|
|
|
|
|
by ksdale
2451 days ago
|
|
"This is what violent death is really like. It is unexpected, out of nowhere – it cuts our stories short. Victims of homicide do not pop into existence three minutes earlier in order to be killed." I love this line and I think this is one of the most valuable things entertainment can provide. Great literature and movies make you feel some approximation of actually going through the thing that is being portrayed. I've often thought that we (I'm American) get such a distorted view of violence from popular media. For every film that displays violence as chaotic, disorienting, and horrible, there are dozens of super hero type movies that display violence as utterly ordinary, necessary, and proper, where only the bad guys die forever and justice is ultimately served.
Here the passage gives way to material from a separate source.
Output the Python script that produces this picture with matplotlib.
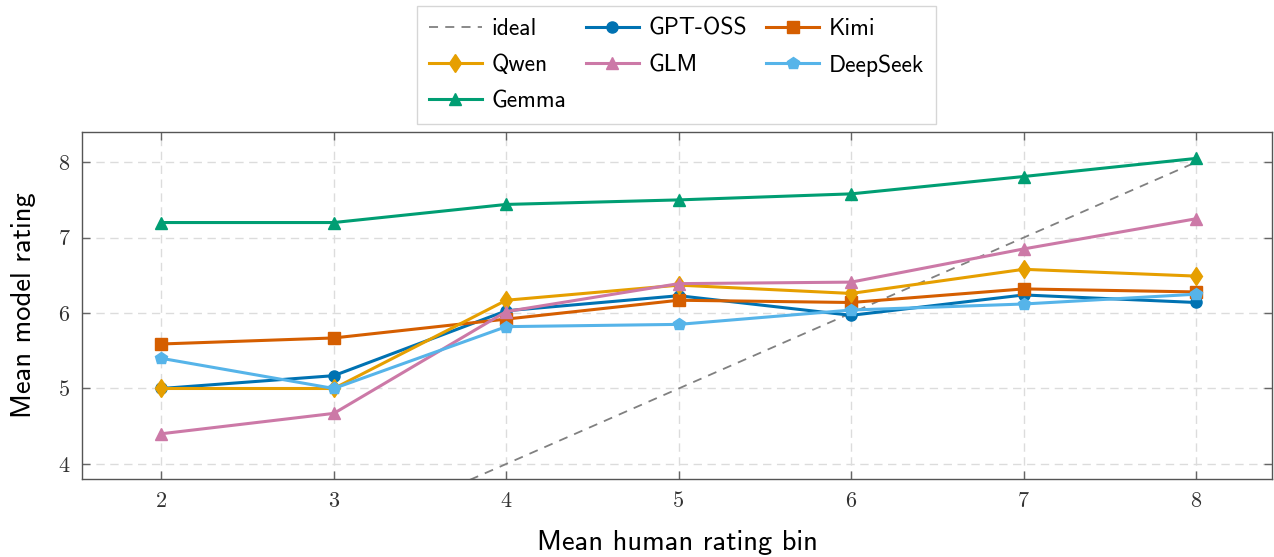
import matplotlib.pyplot as plt

bins = [2, 3, 4, 5, 6, 7, 8]

gpt_oss = [5.00, 5.17, 6.03, 6.23, 5.97, 6.24, 6.14]
kimi = [5.59, 5.67, 5.92, 6.17, 6.14, 6.32, 6.28]
qwen = [5.00, 5.00, 6.17, 6.37, 6.26, 6.58, 6.49]
glm = [4.40, 4.67, 6.02, 6.39, 6.41, 6.85, 7.25]
deepseek = [5.40, 5.00, 5.82, 5.85, 6.04, 6.12, 6.25]
gemma = [7.20, 7.20, 7.44, 7.50, 7.58, 7.81, 8.05]

series = [
    ("GPT-OSS", gpt_oss, "#0072B2", "o", 8),
    ("Kimi", kimi, "#D55E00", "s", 8),
    ("Qwen", qwen, "#E69F00", "d", 9.5),
    ("GLM", glm, "#CC79A7", "^", 9),
    ("DeepSeek", deepseek, "#56B4E9", "p", 9),
    ("Gemma", gemma, "#009E73", "^", 9),
]

SANS = "cmss10"
SERIF = "cmr10"

fig = plt.figure(figsize=(12.74, 5.57), dpi=100)
ax = fig.add_axes([0.0644, 0.140, 0.934, 0.623])

handles = {}
h, = ax.plot(bins, bins, color="#808080", linestyle=(0, (5, 4)), linewidth=1.3,
             label="ideal", zorder=2)
handles["ideal"] = h
for name, vals, col, mk, ms in series:
    h, = ax.plot(bins, vals, color=col, marker=mk, markersize=ms, linewidth=2.2,
                 label=name, zorder=3)
    handles[name] = h

ax.set_xlim(1.54, 8.44)
ax.set_ylim(3.8, 8.4)
ax.set_xticks(bins)
ax.set_yticks([4, 5, 6, 7, 8])
ax.grid(True, color="#dcdcdc", linestyle=(0, (6, 4)), linewidth=1)
ax.set_axisbelow(True)

ax.tick_params(direction="in", length=6, width=1, color="#666666",
               labelcolor="#333333", top=True, right=True, labelsize=16, pad=9)
for lab in ax.get_xticklabels() + ax.get_yticklabels():
    lab.set_fontfamily(SERIF)
for spine in ax.spines.values():
    spine.set_edgecolor("#555555")
    spine.set_linewidth(1)

ax.set_xlabel("Mean human rating bin", fontfamily=SANS, fontsize=20.5, labelpad=14)
ax.set_ylabel("Mean model rating", fontfamily=SANS, fontsize=20.5, labelpad=16)

# legend is filled column by column, so list it in that order
order = ["ideal", "Qwen", "Gemma", "GPT-OSS", "GLM", "Kimi", "DeepSeek"]
leg = fig.legend([handles[k] for k in order], order, loc="upper center",
                 bbox_to_anchor=(0.531, 0.989), borderaxespad=0, ncol=3,
                 frameon=True, fancybox=False, edgecolor="#cccccc",
                 handlelength=2.25, columnspacing=0.8, handletextpad=0.42,
                 labelspacing=0.6, borderpad=0.5,
                 prop={"family": SANS, "size": 17})
leg.get_frame().set_linewidth(1)

plt.savefig("out.png", dpi=100)
plt.close()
Additionally, so many stories end at "Happily Ever After" and neglect to communicate to readers or viewers that 99.9% of life happens in "Happily Ever After." Presumably "Happily Ever After" contains much less drama than the movie or book itself, but we never see it, so we are convinced that life can't happen at all, ever, without the drama that makes up the majority of the stories we are told. |
|
Not just superhero movies - action movies, westerns, ancient myths and religions in which the heroes were always violent - maybe violent and cunning, but always violent, and the gods were often as ruthless and petty as nature itself.
Thinking of violence as anything but utterly ordinary, necessary and proper has been the exception rather than the rule in human societies. People still believe in war as a noble adventure that turns undisciplined boys into proper men... people still believe in holy war.
I think these stories reflect a fundamental need in people to fit a narrative onto a blind and arbitrary universe. We want there to be heroes and villains, for good to prosper and the wicked to be punished, for there to be a reason behind it all, even if that reason is aliens or the Illuminati, and a God who prepares a table before us in the presence of our enemies. We don't want to know that the world is capricious and arbitrary, that evil people die in their sleep surrounded by wealth and comfort while good people die in the street like dogs for no reason.